* _Goal_: Take each line containing "that" and report it exactly as written.

* _Stored records_:
* * * * *
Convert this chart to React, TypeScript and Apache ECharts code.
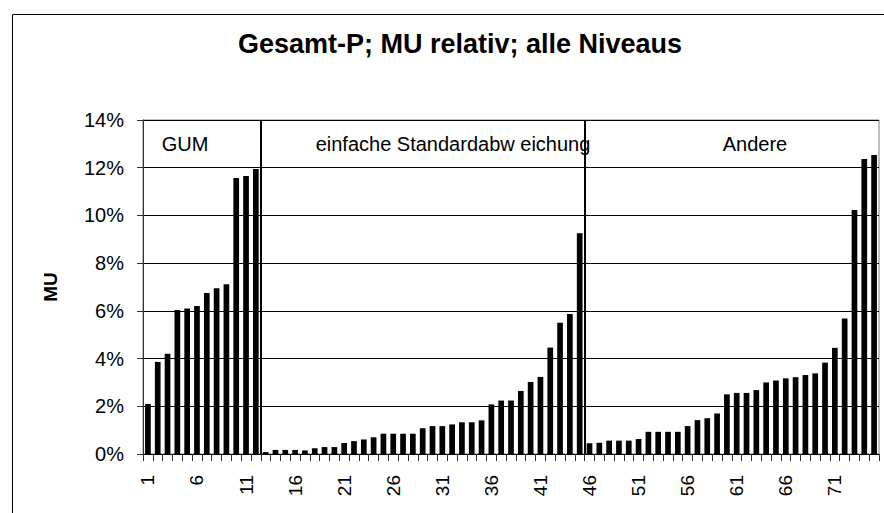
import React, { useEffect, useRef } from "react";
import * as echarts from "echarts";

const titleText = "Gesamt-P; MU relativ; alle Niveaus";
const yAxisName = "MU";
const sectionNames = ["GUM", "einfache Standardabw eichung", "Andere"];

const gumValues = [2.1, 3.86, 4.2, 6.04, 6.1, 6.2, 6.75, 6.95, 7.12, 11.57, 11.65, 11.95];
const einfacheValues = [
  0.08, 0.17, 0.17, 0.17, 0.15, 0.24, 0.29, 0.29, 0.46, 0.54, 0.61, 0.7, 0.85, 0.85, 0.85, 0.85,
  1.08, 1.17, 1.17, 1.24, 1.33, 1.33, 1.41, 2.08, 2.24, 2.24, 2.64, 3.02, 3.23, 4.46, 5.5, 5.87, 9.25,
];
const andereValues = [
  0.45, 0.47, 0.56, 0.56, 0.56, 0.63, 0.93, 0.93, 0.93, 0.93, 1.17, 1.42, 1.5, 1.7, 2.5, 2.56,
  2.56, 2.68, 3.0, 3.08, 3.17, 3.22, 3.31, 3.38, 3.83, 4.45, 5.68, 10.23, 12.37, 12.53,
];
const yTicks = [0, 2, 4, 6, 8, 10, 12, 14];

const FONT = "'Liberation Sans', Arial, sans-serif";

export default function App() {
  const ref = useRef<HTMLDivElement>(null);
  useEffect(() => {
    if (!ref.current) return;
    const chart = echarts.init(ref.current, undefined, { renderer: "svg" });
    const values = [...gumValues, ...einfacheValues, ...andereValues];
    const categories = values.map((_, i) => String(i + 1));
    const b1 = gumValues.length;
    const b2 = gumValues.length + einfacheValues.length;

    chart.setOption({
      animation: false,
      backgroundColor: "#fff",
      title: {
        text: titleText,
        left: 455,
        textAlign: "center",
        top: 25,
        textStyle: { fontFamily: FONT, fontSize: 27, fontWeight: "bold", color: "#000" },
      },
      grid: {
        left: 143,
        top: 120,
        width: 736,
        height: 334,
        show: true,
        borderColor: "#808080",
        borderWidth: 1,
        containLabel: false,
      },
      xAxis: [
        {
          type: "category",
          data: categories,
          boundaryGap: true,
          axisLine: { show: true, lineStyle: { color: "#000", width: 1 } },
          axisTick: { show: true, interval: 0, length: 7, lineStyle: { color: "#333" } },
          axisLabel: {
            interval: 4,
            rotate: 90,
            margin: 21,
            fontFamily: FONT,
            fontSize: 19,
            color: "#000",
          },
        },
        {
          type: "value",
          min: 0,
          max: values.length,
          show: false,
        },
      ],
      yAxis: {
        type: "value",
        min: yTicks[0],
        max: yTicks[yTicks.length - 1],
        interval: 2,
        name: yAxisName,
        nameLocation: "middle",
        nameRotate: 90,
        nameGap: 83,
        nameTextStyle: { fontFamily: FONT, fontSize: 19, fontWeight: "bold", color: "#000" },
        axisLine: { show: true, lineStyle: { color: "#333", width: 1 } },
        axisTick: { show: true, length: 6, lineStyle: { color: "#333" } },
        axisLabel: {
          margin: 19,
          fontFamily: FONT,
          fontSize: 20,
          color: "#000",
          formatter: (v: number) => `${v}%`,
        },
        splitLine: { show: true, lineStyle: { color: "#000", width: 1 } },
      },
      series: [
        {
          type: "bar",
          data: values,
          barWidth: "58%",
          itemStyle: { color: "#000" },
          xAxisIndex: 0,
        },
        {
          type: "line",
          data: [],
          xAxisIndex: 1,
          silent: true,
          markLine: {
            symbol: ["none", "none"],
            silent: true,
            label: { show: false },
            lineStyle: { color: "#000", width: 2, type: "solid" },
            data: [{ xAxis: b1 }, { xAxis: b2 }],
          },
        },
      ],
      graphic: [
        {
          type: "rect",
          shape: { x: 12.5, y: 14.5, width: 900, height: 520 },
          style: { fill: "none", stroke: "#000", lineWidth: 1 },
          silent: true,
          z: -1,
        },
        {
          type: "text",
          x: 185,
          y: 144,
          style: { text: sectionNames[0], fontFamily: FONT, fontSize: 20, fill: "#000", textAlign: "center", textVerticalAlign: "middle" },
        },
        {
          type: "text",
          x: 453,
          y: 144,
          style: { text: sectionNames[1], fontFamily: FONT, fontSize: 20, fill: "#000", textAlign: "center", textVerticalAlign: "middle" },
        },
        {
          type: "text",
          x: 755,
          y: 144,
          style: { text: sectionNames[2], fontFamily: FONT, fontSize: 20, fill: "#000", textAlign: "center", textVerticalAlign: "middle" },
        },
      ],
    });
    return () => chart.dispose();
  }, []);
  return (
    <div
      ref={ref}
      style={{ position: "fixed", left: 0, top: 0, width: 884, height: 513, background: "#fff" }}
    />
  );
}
* * * * *
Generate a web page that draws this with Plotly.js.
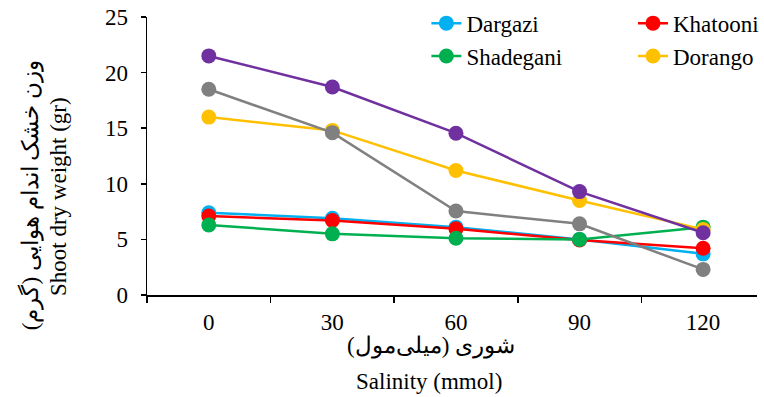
* * * * *
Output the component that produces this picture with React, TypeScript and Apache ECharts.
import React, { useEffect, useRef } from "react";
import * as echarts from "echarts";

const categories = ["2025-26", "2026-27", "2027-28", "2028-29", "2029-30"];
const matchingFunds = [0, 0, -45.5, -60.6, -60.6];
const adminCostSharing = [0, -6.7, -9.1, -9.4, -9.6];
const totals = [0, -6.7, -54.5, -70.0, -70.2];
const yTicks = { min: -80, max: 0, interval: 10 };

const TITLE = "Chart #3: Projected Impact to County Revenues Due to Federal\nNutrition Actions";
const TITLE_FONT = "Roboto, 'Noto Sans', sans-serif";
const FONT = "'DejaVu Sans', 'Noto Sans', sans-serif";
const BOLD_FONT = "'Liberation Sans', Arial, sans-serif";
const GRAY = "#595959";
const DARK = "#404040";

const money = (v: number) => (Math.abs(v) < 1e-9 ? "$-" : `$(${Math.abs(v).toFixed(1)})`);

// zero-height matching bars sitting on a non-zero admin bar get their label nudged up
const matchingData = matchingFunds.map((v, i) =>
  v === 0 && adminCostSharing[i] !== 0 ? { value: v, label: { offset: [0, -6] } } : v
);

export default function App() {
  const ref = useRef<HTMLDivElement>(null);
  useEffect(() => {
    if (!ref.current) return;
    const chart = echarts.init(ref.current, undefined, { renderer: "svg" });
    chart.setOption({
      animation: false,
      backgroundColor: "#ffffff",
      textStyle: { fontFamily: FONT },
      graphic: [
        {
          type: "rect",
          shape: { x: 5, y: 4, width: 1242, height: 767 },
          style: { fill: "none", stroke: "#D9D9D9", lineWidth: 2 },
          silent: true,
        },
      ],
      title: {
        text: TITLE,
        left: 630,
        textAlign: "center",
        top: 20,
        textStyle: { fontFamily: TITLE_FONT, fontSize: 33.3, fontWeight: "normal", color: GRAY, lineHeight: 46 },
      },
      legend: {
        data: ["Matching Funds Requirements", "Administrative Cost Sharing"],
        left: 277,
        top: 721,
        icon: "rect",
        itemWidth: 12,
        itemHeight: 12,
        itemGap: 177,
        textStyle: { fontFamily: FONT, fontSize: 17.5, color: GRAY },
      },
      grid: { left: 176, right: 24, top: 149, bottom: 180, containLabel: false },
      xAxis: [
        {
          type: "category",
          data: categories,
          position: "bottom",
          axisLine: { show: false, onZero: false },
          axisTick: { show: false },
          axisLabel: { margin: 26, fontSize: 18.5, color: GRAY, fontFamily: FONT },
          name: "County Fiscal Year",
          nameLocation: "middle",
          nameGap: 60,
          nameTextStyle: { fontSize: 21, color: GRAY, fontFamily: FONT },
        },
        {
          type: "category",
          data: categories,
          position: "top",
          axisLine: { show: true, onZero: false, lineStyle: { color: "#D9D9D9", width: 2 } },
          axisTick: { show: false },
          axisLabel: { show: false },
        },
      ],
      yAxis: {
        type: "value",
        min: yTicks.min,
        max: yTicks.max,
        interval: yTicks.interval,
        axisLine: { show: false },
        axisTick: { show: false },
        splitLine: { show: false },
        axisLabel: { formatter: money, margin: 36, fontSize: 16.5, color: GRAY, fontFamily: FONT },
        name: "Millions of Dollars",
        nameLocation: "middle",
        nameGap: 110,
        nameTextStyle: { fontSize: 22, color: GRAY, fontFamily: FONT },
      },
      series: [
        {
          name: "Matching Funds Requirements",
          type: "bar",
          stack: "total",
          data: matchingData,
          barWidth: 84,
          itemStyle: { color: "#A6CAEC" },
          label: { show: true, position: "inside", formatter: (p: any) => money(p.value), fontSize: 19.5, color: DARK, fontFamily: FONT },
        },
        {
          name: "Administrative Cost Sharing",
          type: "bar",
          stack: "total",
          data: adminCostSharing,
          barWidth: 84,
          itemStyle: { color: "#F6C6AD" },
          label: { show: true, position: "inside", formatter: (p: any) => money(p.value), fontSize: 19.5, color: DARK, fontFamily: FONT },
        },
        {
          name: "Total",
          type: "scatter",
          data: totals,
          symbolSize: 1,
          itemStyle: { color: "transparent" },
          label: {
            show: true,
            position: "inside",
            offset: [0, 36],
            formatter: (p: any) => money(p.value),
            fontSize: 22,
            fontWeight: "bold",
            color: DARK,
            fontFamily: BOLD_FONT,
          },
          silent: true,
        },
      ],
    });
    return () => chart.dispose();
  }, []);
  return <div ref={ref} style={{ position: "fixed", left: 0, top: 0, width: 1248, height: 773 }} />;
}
* * * * *
* _Written response_:
Generate a web page that draws this with Plotly.js.
Output the component that produces this picture with React, TypeScript and Apache ECharts.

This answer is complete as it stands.